_MATERIAL_
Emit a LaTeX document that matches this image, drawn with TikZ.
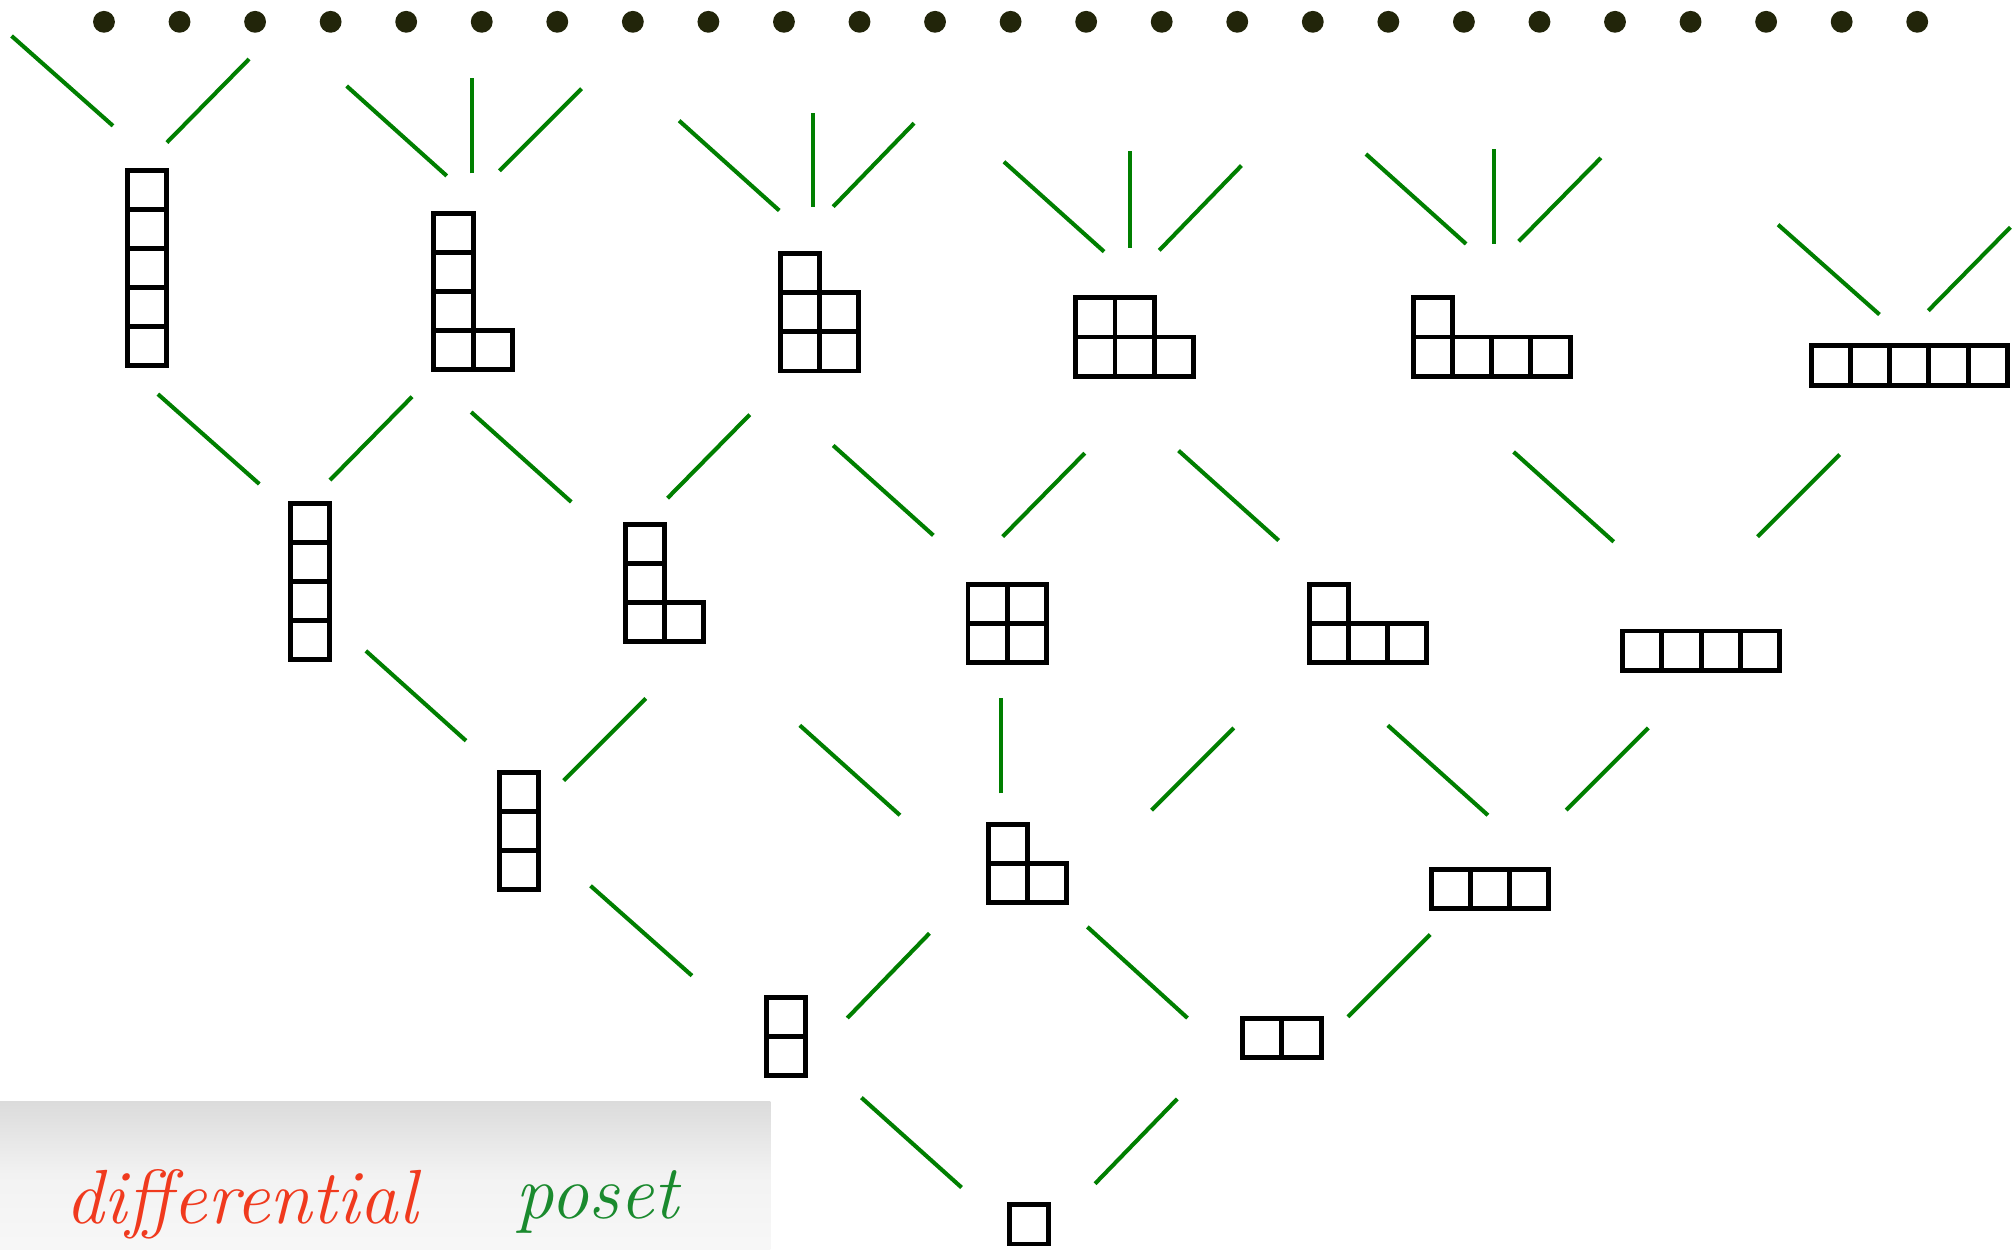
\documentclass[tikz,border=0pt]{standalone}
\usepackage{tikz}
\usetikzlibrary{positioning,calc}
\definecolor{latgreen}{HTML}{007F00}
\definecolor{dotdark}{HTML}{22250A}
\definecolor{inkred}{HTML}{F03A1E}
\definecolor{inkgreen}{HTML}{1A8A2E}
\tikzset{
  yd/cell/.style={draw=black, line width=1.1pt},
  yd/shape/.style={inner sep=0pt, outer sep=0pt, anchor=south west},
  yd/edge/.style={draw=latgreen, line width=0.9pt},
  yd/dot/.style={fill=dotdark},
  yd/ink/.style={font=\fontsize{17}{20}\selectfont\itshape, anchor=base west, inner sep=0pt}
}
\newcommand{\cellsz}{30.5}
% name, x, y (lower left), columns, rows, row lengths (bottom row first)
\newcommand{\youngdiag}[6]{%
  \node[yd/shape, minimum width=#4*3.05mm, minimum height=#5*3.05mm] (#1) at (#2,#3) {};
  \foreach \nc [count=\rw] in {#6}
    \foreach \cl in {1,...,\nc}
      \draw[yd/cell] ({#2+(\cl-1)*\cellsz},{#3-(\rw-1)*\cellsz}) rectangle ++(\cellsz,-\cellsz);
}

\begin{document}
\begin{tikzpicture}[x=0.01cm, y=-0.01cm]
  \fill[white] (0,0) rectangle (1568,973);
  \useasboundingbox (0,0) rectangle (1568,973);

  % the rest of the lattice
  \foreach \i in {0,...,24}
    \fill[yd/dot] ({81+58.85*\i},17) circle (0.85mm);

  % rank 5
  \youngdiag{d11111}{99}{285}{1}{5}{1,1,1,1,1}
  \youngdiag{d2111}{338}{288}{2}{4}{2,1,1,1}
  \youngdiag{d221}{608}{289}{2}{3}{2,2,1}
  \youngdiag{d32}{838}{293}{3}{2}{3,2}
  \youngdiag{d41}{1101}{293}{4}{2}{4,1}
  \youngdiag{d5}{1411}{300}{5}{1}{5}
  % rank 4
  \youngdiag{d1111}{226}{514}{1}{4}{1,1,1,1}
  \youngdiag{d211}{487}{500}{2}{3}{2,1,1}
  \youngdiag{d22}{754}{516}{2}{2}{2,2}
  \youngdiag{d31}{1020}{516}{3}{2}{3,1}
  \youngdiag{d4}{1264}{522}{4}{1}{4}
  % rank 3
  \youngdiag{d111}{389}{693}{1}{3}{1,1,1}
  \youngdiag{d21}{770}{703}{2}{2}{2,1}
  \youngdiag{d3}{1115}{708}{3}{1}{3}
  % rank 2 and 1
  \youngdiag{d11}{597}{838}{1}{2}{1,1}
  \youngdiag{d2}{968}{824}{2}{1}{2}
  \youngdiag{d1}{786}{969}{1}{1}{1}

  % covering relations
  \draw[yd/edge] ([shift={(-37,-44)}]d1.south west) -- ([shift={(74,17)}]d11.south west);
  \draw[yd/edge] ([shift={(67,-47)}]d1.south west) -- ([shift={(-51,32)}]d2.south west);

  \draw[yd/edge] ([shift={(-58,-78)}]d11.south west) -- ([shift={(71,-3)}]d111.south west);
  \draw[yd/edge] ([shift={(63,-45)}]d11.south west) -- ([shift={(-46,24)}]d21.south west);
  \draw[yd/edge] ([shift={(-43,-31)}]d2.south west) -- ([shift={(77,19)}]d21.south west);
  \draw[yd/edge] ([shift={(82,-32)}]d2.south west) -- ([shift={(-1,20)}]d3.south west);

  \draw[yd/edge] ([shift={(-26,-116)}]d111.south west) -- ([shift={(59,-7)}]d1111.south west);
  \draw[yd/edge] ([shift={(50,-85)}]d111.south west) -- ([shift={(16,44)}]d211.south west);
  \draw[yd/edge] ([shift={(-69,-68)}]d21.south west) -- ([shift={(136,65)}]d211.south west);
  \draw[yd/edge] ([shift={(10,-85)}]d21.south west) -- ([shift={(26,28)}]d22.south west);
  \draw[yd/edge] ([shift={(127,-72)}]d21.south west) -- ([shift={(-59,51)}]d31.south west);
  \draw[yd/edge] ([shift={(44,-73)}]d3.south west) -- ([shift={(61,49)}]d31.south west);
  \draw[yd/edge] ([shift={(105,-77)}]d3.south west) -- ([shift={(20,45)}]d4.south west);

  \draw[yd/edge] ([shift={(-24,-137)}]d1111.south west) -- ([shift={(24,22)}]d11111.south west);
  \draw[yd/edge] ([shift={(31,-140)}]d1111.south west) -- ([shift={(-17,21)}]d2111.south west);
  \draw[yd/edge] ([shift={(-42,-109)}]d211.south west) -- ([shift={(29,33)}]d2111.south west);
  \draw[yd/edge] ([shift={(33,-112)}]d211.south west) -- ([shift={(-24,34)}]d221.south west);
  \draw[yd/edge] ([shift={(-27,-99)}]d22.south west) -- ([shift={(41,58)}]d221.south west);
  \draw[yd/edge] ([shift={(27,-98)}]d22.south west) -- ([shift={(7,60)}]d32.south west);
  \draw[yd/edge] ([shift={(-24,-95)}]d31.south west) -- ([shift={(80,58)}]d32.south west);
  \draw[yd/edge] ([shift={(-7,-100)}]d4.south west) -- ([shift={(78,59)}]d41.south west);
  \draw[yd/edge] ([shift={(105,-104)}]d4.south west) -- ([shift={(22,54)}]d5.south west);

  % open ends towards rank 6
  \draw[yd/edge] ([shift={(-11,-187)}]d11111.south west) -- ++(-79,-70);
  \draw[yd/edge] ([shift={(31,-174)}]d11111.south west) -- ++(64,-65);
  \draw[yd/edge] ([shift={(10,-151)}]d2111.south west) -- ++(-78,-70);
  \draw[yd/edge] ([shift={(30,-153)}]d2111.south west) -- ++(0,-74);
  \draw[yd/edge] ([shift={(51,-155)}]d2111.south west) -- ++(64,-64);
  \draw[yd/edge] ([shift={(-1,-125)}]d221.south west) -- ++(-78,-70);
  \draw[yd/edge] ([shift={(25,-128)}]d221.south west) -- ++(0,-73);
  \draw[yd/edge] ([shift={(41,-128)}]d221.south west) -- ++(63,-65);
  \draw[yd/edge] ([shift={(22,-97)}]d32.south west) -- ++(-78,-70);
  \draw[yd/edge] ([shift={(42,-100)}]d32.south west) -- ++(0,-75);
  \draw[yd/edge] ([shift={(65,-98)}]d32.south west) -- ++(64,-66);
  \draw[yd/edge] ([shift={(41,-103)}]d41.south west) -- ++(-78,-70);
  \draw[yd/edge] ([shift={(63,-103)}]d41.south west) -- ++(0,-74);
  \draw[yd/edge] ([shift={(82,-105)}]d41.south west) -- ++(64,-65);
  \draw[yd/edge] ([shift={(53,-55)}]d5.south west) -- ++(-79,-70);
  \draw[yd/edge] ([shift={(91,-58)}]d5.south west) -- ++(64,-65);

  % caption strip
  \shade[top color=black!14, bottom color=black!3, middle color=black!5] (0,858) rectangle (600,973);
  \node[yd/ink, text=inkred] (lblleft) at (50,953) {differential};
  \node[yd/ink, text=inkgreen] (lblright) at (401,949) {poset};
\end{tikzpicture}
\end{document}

_EXERCISE INSTRUCTIONS_
Transcribe the material as is, with images omitted.

_EXERCISE SOLUTION_
Emit a LaTeX document that matches this image, drawn with TikZ.
\documentclass[tikz,border=0pt]{standalone}
\usepackage{tikz}
\usetikzlibrary{positioning,calc}
\definecolor{latgreen}{HTML}{007F00}
\definecolor{dotdark}{HTML}{22250A}
\definecolor{inkred}{HTML}{F03A1E}
\definecolor{inkgreen}{HTML}{1A8A2E}
\tikzset{
  yd/cell/.style={draw=black, line width=1.1pt},
  yd/shape/.style={inner sep=0pt, outer sep=0pt, anchor=south west},
  yd/edge/.style={draw=latgreen, line width=0.9pt},
  yd/dot/.style={fill=dotdark},
  yd/ink/.style={font=\fontsize{17}{20}\selectfont\itshape, anchor=base west, inner sep=0pt}
}
\newcommand{\cellsz}{30.5}
% name, x, y (lower left), columns, rows, row lengths (bottom row first)
\newcommand{\youngdiag}[6]{%
  \node[yd/shape, minimum width=#4*3.05mm, minimum height=#5*3.05mm] (#1) at (#2,#3) {};
  \foreach \nc [count=\rw] in {#6}
    \foreach \cl in {1,...,\nc}
      \draw[yd/cell] ({#2+(\cl-1)*\cellsz},{#3-(\rw-1)*\cellsz}) rectangle ++(\cellsz,-\cellsz);
}

\begin{document}
\begin{tikzpicture}[x=0.01cm, y=-0.01cm]
  \fill[white] (0,0) rectangle (1568,973);
  \useasboundingbox (0,0) rectangle (1568,973);

  % the rest of the lattice
  \foreach \i in {0,...,24}
    \fill[yd/dot] ({81+58.85*\i},17) circle (0.85mm);

  % rank 5
  \youngdiag{d11111}{99}{285}{1}{5}{1,1,1,1,1}
  \youngdiag{d2111}{338}{288}{2}{4}{2,1,1,1}
  \youngdiag{d221}{608}{289}{2}{3}{2,2,1}
  \youngdiag{d32}{838}{293}{3}{2}{3,2}
  \youngdiag{d41}{1101}{293}{4}{2}{4,1}
  \youngdiag{d5}{1411}{300}{5}{1}{5}
  % rank 4
  \youngdiag{d1111}{226}{514}{1}{4}{1,1,1,1}
  \youngdiag{d211}{487}{500}{2}{3}{2,1,1}
  \youngdiag{d22}{754}{516}{2}{2}{2,2}
  \youngdiag{d31}{1020}{516}{3}{2}{3,1}
  \youngdiag{d4}{1264}{522}{4}{1}{4}
  % rank 3
  \youngdiag{d111}{389}{693}{1}{3}{1,1,1}
  \youngdiag{d21}{770}{703}{2}{2}{2,1}
  \youngdiag{d3}{1115}{708}{3}{1}{3}
  % rank 2 and 1
  \youngdiag{d11}{597}{838}{1}{2}{1,1}
  \youngdiag{d2}{968}{824}{2}{1}{2}
  \youngdiag{d1}{786}{969}{1}{1}{1}

  % covering relations
  \draw[yd/edge] ([shift={(-37,-44)}]d1.south west) -- ([shift={(74,17)}]d11.south west);
  \draw[yd/edge] ([shift={(67,-47)}]d1.south west) -- ([shift={(-51,32)}]d2.south west);

  \draw[yd/edge] ([shift={(-58,-78)}]d11.south west) -- ([shift={(71,-3)}]d111.south west);
  \draw[yd/edge] ([shift={(63,-45)}]d11.south west) -- ([shift={(-46,24)}]d21.south west);
  \draw[yd/edge] ([shift={(-43,-31)}]d2.south west) -- ([shift={(77,19)}]d21.south west);
  \draw[yd/edge] ([shift={(82,-32)}]d2.south west) -- ([shift={(-1,20)}]d3.south west);

  \draw[yd/edge] ([shift={(-26,-116)}]d111.south west) -- ([shift={(59,-7)}]d1111.south west);
  \draw[yd/edge] ([shift={(50,-85)}]d111.south west) -- ([shift={(16,44)}]d211.south west);
  \draw[yd/edge] ([shift={(-69,-68)}]d21.south west) -- ([shift={(136,65)}]d211.south west);
  \draw[yd/edge] ([shift={(10,-85)}]d21.south west) -- ([shift={(26,28)}]d22.south west);
  \draw[yd/edge] ([shift={(127,-72)}]d21.south west) -- ([shift={(-59,51)}]d31.south west);
  \draw[yd/edge] ([shift={(44,-73)}]d3.south west) -- ([shift={(61,49)}]d31.south west);
  \draw[yd/edge] ([shift={(105,-77)}]d3.south west) -- ([shift={(20,45)}]d4.south west);

  \draw[yd/edge] ([shift={(-24,-137)}]d1111.south west) -- ([shift={(24,22)}]d11111.south west);
  \draw[yd/edge] ([shift={(31,-140)}]d1111.south west) -- ([shift={(-17,21)}]d2111.south west);
  \draw[yd/edge] ([shift={(-42,-109)}]d211.south west) -- ([shift={(29,33)}]d2111.south west);
  \draw[yd/edge] ([shift={(33,-112)}]d211.south west) -- ([shift={(-24,34)}]d221.south west);
  \draw[yd/edge] ([shift={(-27,-99)}]d22.south west) -- ([shift={(41,58)}]d221.south west);
  \draw[yd/edge] ([shift={(27,-98)}]d22.south west) -- ([shift={(7,60)}]d32.south west);
  \draw[yd/edge] ([shift={(-24,-95)}]d31.south west) -- ([shift={(80,58)}]d32.south west);
  \draw[yd/edge] ([shift={(-7,-100)}]d4.south west) -- ([shift={(78,59)}]d41.south west);
  \draw[yd/edge] ([shift={(105,-104)}]d4.south west) -- ([shift={(22,54)}]d5.south west);

  % open ends towards rank 6
  \draw[yd/edge] ([shift={(-11,-187)}]d11111.south west) -- ++(-79,-70);
  \draw[yd/edge] ([shift={(31,-174)}]d11111.south west) -- ++(64,-65);
  \draw[yd/edge] ([shift={(10,-151)}]d2111.south west) -- ++(-78,-70);
  \draw[yd/edge] ([shift={(30,-153)}]d2111.south west) -- ++(0,-74);
  \draw[yd/edge] ([shift={(51,-155)}]d2111.south west) -- ++(64,-64);
  \draw[yd/edge] ([shift={(-1,-125)}]d221.south west) -- ++(-78,-70);
  \draw[yd/edge] ([shift={(25,-128)}]d221.south west) -- ++(0,-73);
  \draw[yd/edge] ([shift={(41,-128)}]d221.south west) -- ++(63,-65);
  \draw[yd/edge] ([shift={(22,-97)}]d32.south west) -- ++(-78,-70);
  \draw[yd/edge] ([shift={(42,-100)}]d32.south west) -- ++(0,-75);
  \draw[yd/edge] ([shift={(65,-98)}]d32.south west) -- ++(64,-66);
  \draw[yd/edge] ([shift={(41,-103)}]d41.south west) -- ++(-78,-70);
  \draw[yd/edge] ([shift={(63,-103)}]d41.south west) -- ++(0,-74);
  \draw[yd/edge] ([shift={(82,-105)}]d41.south west) -- ++(64,-65);
  \draw[yd/edge] ([shift={(53,-55)}]d5.south west) -- ++(-79,-70);
  \draw[yd/edge] ([shift={(91,-58)}]d5.south west) -- ++(64,-65);

  % caption strip
  \shade[top color=black!14, bottom color=black!3, middle color=black!5] (0,858) rectangle (600,973);
  \node[yd/ink, text=inkred] (lblleft) at (50,953) {differential};
  \node[yd/ink, text=inkgreen] (lblright) at (401,949) {poset};
\end{tikzpicture}
\end{document}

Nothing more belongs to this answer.